> _Given problem_
Copy exactly the lines from the line containing "Emit a web page" to the line containing "var titleText = 'cross section at x=0.00';", both lines included, and omit any pictures.

### Supplied records ###

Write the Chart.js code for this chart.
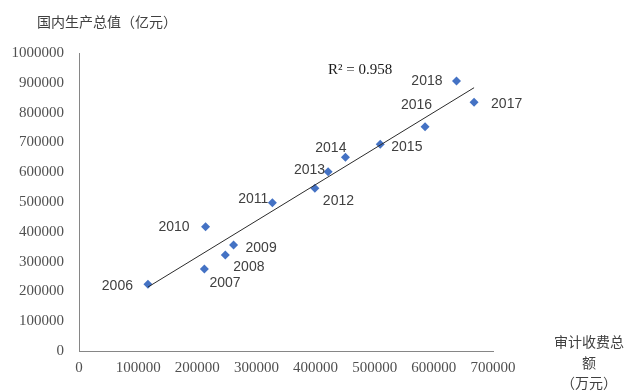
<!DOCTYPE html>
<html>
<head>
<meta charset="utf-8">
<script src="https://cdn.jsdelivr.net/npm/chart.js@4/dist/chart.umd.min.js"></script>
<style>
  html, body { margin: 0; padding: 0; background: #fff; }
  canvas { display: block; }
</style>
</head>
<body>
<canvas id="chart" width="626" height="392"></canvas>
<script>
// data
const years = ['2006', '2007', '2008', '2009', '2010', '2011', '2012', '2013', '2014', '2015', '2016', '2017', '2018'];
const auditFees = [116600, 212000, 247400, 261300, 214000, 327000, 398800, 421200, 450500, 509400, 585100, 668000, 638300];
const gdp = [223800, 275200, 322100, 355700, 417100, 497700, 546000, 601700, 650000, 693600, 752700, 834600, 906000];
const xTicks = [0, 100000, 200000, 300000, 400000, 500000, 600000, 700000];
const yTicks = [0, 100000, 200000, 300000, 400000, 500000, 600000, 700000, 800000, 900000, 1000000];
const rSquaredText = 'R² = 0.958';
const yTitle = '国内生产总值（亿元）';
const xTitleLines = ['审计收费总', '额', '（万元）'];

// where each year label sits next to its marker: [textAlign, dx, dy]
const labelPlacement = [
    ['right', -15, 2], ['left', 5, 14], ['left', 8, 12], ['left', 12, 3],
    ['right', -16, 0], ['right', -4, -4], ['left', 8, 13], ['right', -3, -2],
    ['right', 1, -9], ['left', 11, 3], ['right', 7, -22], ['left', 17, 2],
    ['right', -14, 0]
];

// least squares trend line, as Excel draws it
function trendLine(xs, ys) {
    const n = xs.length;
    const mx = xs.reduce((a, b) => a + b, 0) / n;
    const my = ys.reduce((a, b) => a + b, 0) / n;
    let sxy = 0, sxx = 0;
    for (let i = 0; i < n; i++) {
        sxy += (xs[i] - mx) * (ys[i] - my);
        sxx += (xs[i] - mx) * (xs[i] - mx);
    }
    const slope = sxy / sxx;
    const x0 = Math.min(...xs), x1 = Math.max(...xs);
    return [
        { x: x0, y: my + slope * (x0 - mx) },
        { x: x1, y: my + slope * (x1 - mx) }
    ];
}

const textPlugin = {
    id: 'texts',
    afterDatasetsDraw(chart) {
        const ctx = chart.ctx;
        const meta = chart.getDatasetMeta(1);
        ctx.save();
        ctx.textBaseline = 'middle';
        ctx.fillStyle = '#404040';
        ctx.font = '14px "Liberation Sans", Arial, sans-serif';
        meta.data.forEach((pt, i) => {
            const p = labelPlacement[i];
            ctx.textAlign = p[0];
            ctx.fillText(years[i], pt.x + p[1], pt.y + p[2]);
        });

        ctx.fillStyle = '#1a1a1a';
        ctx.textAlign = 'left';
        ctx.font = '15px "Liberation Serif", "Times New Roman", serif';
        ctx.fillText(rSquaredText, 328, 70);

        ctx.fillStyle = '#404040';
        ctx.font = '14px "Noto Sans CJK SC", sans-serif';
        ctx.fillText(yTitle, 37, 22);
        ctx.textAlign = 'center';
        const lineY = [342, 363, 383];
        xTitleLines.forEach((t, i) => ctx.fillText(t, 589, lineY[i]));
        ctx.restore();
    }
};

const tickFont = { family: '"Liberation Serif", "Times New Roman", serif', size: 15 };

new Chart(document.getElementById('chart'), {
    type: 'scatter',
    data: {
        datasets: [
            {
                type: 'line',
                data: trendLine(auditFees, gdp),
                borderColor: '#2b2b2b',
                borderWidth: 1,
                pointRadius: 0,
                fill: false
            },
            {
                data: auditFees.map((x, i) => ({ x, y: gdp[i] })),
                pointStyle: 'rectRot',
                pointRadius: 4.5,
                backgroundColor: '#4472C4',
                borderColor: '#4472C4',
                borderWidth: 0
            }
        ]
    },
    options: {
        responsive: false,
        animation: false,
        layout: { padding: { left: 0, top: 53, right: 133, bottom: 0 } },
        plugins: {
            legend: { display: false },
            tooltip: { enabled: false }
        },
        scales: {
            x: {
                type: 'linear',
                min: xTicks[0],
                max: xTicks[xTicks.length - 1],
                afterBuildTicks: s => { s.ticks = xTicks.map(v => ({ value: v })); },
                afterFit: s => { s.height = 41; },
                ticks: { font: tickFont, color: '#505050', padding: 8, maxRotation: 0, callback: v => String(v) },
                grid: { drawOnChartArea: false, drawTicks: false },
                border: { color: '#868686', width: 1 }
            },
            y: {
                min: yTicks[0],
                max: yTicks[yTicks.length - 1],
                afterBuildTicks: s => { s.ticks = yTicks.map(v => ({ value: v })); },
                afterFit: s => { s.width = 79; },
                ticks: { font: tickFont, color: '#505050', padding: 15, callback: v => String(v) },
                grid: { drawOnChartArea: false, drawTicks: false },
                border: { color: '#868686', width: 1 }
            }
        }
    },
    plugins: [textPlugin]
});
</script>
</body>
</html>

###
### Supplied records ###

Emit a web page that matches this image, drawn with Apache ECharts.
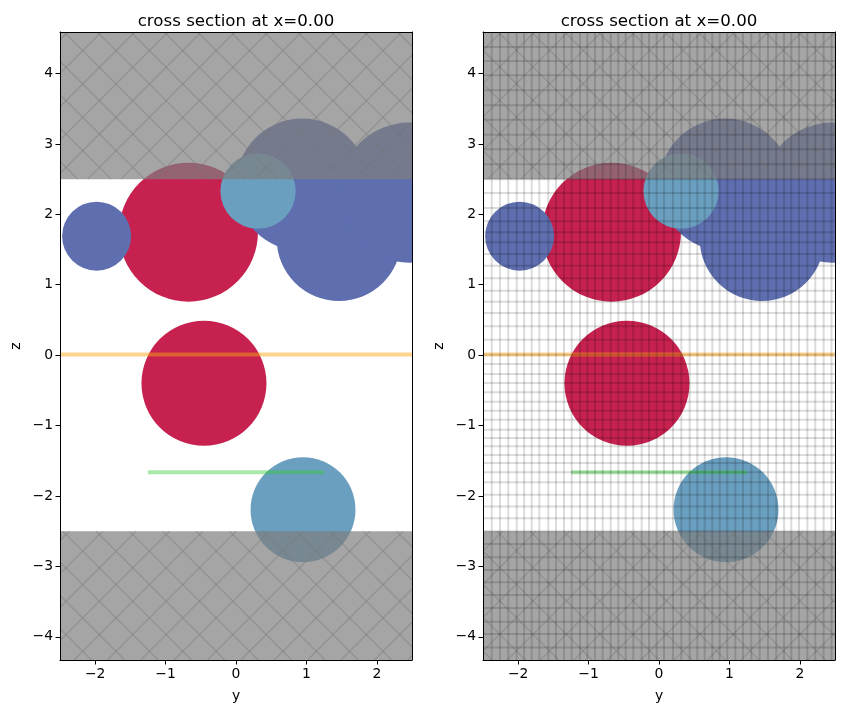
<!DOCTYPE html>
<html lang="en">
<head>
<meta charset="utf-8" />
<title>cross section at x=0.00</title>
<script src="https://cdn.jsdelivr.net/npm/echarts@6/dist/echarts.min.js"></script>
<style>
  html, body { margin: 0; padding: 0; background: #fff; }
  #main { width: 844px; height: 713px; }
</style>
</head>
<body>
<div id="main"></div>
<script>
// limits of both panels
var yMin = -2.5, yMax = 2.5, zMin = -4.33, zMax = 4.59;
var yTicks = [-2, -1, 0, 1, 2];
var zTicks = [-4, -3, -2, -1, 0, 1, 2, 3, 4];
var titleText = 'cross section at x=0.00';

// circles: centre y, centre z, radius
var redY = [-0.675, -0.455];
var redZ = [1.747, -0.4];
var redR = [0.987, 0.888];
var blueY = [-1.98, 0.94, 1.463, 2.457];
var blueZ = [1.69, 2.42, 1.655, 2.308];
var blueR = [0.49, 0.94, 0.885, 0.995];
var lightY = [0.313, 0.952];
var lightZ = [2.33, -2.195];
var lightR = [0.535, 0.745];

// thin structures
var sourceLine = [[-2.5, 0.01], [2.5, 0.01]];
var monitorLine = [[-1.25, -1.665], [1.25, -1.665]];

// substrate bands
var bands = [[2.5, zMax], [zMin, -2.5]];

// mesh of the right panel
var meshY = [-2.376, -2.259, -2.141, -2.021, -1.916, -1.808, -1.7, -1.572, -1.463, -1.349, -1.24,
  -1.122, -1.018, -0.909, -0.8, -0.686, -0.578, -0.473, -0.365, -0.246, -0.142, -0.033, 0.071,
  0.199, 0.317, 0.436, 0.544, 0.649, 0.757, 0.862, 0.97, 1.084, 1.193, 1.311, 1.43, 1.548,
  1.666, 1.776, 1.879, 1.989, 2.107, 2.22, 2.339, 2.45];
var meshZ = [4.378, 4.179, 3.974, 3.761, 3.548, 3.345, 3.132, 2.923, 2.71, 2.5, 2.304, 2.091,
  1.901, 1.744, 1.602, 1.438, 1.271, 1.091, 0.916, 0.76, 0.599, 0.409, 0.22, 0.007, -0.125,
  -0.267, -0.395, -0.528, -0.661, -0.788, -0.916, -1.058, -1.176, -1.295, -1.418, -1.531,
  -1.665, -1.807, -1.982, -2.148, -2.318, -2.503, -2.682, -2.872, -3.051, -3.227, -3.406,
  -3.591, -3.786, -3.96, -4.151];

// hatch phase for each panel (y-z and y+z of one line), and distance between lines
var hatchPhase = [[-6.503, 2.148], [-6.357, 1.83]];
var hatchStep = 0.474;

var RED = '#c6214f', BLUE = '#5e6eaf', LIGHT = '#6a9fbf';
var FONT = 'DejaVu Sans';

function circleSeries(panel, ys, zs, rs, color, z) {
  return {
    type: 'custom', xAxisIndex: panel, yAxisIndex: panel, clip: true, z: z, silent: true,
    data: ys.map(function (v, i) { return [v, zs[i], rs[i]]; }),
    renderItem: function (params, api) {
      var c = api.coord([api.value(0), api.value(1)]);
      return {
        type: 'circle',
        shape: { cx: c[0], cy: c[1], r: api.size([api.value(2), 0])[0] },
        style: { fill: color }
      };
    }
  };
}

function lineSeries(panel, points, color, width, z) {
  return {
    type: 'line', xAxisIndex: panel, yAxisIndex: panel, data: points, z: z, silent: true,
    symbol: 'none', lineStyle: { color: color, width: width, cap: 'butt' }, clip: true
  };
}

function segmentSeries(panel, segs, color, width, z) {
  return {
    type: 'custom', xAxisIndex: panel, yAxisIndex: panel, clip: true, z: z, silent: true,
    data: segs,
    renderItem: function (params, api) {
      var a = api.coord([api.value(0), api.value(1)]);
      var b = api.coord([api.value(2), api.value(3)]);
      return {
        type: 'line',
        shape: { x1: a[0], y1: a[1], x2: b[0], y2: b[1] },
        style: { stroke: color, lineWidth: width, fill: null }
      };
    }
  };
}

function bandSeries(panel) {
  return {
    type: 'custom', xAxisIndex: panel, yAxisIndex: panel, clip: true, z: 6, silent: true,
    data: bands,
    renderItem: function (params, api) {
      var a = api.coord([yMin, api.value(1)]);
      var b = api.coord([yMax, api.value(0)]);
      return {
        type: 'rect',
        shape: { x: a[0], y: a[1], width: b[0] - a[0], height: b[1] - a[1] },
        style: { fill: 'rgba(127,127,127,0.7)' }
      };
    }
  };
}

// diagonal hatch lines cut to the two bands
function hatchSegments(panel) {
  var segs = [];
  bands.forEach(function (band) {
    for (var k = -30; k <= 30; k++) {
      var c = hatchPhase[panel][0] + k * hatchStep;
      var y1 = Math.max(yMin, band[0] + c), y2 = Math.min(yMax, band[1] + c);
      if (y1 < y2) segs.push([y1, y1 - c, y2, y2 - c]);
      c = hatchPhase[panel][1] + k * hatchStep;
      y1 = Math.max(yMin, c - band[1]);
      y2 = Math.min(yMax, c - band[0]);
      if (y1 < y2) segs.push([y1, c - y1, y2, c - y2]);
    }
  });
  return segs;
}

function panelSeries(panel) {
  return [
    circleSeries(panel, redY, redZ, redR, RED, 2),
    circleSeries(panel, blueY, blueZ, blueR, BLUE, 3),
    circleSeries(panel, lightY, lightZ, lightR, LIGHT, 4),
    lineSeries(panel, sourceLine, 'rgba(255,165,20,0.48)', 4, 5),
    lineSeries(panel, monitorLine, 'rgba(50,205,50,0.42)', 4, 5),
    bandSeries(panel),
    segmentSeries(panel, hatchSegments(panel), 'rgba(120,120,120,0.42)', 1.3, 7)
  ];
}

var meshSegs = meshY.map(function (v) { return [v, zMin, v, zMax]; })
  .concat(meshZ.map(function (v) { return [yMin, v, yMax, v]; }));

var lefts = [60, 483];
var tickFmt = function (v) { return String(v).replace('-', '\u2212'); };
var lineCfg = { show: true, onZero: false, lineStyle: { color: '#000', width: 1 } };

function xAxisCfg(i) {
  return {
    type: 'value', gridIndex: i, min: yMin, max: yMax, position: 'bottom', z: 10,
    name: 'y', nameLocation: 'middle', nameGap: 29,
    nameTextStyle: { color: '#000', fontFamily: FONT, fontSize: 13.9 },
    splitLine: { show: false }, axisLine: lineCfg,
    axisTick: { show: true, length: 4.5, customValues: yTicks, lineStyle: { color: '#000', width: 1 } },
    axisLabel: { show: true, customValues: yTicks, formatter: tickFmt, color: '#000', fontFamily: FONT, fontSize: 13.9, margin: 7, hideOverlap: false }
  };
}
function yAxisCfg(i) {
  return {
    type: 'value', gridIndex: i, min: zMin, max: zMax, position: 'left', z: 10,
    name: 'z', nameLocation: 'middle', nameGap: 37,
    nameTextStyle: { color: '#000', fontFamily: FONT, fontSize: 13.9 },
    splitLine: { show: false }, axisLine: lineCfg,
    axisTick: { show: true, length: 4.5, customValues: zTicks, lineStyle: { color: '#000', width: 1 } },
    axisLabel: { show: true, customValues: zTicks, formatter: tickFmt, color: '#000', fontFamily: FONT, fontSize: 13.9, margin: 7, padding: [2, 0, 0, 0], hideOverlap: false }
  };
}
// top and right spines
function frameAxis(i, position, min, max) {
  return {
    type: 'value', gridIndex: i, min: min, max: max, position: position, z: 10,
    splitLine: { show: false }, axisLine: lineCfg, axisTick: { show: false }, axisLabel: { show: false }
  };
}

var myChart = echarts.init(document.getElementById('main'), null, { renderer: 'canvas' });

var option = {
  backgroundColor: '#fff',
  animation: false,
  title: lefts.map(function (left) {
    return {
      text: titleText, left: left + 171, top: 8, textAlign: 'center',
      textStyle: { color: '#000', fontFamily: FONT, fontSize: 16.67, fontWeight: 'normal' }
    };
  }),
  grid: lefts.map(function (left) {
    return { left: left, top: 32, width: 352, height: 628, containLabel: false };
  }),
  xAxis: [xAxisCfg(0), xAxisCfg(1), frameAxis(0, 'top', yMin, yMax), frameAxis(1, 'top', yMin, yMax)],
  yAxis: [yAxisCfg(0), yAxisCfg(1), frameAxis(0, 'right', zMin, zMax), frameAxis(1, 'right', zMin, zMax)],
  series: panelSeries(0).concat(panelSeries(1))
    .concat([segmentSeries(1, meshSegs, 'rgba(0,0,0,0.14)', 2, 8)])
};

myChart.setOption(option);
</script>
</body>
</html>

###

> _Exercise output_
Emit a web page that matches this image, drawn with Apache ECharts.
<!DOCTYPE html>
<html lang="en">
<head>
<meta charset="utf-8" />
<title>cross section at x=0.00</title>
<script src="https://cdn.jsdelivr.net/npm/echarts@6/dist/echarts.min.js"></script>
<style>
  html, body { margin: 0; padding: 0; background: #fff; }
  #main { width: 844px; height: 713px; }
</style>
</head>
<body>
<div id="main"></div>
<script>
// limits of both panels
var yMin = -2.5, yMax = 2.5, zMin = -4.33, zMax = 4.59;
var yTicks = [-2, -1, 0, 1, 2];
var zTicks = [-4, -3, -2, -1, 0, 1, 2, 3, 4];
var titleText = 'cross section at x=0.00';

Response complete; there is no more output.